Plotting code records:

:::

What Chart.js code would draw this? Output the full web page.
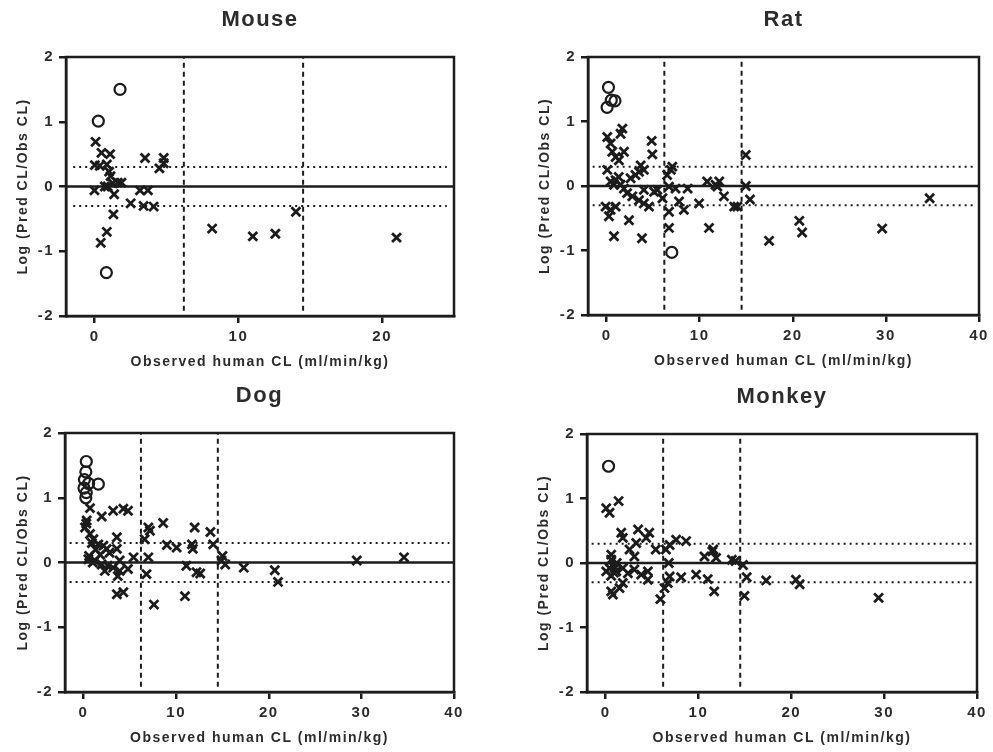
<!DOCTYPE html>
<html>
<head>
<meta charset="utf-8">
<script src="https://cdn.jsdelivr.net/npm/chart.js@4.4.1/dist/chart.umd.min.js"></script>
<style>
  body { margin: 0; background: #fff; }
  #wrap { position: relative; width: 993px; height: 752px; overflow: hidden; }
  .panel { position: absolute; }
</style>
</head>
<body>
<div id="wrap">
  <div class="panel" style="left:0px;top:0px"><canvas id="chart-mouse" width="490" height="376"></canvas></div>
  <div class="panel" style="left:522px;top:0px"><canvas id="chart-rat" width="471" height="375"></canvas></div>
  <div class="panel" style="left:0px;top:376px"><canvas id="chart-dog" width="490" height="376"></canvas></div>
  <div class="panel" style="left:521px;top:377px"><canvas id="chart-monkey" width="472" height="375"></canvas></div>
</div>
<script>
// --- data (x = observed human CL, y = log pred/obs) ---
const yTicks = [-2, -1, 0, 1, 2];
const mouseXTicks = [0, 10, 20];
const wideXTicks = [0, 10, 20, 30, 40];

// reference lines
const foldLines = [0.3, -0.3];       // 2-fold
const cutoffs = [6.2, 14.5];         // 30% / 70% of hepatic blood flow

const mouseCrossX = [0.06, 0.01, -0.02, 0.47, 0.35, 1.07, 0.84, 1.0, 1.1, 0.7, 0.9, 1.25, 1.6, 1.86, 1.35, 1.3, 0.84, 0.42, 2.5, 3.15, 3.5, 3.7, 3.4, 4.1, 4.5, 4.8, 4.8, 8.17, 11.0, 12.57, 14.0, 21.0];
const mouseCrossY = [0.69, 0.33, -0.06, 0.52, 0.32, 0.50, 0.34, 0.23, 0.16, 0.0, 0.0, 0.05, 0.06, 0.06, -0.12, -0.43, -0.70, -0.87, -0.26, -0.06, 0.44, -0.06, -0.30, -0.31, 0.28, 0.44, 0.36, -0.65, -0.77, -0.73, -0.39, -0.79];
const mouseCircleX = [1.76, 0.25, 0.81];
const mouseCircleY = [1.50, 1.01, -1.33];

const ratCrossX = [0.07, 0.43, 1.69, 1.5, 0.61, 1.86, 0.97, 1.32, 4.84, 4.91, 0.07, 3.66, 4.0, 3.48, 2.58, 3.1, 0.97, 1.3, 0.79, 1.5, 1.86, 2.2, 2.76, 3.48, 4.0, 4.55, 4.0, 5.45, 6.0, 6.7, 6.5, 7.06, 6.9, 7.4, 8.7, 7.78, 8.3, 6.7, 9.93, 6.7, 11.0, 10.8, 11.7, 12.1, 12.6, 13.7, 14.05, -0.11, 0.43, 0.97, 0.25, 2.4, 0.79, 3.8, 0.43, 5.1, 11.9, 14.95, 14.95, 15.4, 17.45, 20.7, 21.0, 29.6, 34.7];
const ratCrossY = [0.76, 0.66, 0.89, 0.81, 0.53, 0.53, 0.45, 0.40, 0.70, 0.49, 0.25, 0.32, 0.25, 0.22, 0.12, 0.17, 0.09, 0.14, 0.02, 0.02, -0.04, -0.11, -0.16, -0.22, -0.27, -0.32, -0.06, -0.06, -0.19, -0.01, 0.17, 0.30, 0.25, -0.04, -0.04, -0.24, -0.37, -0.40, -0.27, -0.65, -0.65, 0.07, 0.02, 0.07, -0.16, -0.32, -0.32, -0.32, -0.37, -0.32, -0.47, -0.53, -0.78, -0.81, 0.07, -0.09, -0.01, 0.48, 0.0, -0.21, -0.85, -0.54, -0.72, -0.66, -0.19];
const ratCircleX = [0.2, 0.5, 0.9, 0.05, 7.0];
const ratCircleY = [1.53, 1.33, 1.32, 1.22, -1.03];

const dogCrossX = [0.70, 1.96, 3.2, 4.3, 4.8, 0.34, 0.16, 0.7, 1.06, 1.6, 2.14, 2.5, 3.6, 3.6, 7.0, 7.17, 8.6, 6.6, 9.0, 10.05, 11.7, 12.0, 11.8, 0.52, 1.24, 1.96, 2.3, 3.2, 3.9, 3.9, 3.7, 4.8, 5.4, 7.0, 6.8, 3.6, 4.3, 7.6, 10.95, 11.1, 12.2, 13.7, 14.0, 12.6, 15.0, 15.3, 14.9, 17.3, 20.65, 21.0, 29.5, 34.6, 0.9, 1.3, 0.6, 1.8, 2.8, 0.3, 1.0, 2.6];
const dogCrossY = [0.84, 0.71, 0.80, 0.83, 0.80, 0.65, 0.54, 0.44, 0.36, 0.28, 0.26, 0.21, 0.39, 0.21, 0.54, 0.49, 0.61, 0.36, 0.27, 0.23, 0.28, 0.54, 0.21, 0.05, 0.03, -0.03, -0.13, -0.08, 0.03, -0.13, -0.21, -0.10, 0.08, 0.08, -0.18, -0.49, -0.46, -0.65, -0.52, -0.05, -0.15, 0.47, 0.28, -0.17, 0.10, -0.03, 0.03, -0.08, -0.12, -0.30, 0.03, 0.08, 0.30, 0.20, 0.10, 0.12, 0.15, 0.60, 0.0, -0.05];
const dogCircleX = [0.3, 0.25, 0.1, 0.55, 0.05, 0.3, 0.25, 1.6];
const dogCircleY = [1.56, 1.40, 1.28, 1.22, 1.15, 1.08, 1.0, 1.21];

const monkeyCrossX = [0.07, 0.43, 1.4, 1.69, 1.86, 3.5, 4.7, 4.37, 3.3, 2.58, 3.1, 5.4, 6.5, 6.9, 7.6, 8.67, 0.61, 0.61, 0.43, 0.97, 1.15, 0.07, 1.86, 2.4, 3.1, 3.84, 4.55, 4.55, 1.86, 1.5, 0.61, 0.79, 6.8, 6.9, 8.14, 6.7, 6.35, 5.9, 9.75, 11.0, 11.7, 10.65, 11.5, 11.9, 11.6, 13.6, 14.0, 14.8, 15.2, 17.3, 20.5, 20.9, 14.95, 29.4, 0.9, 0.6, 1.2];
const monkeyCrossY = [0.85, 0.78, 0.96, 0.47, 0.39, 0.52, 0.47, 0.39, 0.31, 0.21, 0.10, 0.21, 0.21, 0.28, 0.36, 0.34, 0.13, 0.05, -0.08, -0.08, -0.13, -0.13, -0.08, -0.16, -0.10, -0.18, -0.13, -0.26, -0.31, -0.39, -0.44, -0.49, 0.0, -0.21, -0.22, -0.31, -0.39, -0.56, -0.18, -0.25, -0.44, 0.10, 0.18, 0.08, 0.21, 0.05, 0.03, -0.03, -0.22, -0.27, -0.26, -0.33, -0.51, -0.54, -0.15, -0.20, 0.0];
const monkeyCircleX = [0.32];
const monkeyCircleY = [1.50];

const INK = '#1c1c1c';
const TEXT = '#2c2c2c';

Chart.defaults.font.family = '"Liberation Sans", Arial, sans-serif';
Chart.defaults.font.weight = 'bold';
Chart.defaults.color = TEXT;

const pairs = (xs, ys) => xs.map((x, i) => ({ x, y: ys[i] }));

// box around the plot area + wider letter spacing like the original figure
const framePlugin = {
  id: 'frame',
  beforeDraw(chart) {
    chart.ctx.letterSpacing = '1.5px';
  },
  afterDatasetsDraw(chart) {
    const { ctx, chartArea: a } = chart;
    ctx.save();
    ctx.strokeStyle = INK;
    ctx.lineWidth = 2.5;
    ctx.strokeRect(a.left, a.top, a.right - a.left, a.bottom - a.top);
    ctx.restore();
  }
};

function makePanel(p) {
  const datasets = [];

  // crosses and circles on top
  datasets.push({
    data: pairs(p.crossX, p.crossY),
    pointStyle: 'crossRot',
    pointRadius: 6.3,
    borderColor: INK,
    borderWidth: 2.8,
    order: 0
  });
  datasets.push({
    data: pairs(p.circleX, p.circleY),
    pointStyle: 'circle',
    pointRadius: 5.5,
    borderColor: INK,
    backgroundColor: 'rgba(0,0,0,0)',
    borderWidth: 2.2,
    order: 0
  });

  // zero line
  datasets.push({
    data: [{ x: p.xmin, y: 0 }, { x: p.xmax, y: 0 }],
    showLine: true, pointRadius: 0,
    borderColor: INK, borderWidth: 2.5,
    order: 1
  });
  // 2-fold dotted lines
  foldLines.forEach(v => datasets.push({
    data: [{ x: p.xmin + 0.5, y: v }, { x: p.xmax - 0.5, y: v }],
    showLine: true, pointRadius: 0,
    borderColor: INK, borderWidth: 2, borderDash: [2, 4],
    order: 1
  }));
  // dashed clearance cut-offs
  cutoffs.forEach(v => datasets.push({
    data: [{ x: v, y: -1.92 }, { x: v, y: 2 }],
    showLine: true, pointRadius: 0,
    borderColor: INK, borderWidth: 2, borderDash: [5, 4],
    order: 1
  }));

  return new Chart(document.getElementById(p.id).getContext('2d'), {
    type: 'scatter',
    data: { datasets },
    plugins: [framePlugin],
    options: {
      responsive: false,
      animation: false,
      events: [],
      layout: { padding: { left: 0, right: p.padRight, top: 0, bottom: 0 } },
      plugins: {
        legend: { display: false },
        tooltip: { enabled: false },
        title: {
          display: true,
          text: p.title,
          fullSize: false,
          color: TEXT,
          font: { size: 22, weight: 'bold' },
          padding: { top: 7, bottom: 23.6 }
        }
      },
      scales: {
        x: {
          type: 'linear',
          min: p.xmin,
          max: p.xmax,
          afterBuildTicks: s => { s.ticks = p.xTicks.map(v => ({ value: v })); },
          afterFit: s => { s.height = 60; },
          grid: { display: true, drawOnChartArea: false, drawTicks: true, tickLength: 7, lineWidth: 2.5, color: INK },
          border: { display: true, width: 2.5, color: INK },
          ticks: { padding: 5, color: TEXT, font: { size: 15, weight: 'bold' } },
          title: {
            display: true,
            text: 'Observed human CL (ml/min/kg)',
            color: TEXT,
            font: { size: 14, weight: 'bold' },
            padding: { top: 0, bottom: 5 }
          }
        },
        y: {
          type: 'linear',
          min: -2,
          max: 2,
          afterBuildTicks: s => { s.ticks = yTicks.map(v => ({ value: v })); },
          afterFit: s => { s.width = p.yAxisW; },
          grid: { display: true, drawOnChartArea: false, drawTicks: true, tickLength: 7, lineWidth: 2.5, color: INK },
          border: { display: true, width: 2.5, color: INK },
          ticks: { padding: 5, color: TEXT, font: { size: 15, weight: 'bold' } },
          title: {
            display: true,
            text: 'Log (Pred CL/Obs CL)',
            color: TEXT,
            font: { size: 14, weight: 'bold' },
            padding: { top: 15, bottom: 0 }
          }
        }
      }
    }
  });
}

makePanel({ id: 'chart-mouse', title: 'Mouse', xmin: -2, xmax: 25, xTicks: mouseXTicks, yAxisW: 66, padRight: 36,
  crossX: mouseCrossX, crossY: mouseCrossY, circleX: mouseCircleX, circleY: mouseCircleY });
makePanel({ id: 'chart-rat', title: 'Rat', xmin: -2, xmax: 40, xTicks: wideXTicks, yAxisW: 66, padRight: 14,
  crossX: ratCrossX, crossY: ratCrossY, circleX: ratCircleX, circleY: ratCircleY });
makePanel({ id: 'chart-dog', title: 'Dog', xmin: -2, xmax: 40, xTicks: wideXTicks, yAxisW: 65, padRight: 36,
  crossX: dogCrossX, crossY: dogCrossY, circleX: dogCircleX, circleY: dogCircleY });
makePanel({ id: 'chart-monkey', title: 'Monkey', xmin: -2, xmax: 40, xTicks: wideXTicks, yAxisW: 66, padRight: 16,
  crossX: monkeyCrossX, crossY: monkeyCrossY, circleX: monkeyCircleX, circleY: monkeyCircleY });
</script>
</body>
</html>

:::

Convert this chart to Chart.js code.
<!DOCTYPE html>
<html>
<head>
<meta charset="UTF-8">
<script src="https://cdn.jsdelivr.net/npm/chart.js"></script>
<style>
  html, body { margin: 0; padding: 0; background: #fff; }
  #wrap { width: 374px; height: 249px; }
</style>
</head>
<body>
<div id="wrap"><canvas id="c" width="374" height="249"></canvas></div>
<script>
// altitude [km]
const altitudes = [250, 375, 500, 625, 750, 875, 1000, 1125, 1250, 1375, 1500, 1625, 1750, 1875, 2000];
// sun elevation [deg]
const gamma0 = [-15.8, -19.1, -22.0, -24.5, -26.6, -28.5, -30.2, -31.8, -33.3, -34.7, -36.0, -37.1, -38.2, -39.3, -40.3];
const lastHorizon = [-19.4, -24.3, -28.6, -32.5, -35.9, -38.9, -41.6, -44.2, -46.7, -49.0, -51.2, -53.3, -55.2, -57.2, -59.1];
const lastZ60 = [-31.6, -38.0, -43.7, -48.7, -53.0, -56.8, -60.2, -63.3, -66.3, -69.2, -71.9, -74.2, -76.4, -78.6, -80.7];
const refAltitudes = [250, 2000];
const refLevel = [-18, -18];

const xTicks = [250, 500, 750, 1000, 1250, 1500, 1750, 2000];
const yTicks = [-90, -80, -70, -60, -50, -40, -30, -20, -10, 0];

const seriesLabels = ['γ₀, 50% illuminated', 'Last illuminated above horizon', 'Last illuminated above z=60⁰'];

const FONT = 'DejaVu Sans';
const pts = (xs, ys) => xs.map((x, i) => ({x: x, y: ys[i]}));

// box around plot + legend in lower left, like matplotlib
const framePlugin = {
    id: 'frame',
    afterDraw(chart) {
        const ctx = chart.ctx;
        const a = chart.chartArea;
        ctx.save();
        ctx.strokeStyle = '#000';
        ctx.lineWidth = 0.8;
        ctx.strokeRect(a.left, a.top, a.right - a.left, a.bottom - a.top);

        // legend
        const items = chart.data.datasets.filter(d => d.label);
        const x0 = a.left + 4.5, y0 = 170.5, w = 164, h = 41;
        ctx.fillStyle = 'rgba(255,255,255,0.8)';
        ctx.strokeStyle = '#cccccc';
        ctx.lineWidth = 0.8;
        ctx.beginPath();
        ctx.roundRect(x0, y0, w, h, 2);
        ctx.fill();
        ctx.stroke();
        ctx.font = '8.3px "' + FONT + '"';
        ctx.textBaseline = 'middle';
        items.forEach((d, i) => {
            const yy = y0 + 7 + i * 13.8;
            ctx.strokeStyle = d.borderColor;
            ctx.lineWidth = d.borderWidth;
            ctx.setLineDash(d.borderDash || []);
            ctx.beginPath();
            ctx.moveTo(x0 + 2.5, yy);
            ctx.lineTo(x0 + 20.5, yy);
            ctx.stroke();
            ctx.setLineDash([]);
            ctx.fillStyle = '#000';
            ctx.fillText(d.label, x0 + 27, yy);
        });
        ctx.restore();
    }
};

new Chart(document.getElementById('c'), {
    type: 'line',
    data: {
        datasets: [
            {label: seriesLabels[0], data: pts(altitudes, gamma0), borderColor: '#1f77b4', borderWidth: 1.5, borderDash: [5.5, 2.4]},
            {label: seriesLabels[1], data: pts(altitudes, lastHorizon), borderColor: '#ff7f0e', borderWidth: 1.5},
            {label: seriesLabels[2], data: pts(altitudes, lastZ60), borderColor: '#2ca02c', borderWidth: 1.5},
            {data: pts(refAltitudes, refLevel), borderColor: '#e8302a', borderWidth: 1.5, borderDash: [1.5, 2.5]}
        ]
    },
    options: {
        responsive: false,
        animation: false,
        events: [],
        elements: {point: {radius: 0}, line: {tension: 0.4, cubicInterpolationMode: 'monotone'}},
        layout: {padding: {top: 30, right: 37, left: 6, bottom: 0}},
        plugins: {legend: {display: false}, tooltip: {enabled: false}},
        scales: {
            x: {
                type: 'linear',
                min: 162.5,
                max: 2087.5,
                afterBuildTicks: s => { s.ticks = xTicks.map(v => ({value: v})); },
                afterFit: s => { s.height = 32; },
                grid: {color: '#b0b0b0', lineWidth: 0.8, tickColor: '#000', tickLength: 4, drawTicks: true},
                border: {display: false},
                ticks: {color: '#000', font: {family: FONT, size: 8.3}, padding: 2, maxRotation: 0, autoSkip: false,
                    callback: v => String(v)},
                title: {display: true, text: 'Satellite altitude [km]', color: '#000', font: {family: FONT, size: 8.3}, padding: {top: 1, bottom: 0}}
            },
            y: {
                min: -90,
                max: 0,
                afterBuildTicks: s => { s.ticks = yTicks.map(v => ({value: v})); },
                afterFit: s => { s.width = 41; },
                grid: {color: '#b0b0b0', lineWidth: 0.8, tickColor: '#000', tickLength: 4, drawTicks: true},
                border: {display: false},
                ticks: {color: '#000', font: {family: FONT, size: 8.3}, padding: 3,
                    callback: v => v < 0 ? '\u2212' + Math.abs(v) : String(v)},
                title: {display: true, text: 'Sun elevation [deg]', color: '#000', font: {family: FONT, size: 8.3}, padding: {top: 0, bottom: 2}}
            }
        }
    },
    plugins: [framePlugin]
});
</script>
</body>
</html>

:::

→ Required work
Word for word, repeat the lines above from the one with "What Chart.js code" through the one with "const wideXTicks = [0, 10, 20, 30, 40];", and nothing beyond them. Omit the pictures.

→ Result
What Chart.js code would draw this? Output the full web page.
<!DOCTYPE html>
<html>
<head>
<meta charset="utf-8">
<script src="https://cdn.jsdelivr.net/npm/chart.js@4.4.1/dist/chart.umd.min.js"></script>
<style>
  body { margin: 0; background: #fff; }
  #wrap { position: relative; width: 993px; height: 752px; overflow: hidden; }
  .panel { position: absolute; }
</style>
</head>
<body>
<div id="wrap">
  <div class="panel" style="left:0px;top:0px"><canvas id="chart-mouse" width="490" height="376"></canvas></div>
  <div class="panel" style="left:522px;top:0px"><canvas id="chart-rat" width="471" height="375"></canvas></div>
  <div class="panel" style="left:0px;top:376px"><canvas id="chart-dog" width="490" height="376"></canvas></div>
  <div class="panel" style="left:521px;top:377px"><canvas id="chart-monkey" width="472" height="375"></canvas></div>
</div>
<script>
// --- data (x = observed human CL, y = log pred/obs) ---
const yTicks = [-2, -1, 0, 1, 2];
const mouseXTicks = [0, 10, 20];
const wideXTicks = [0, 10, 20, 30, 40];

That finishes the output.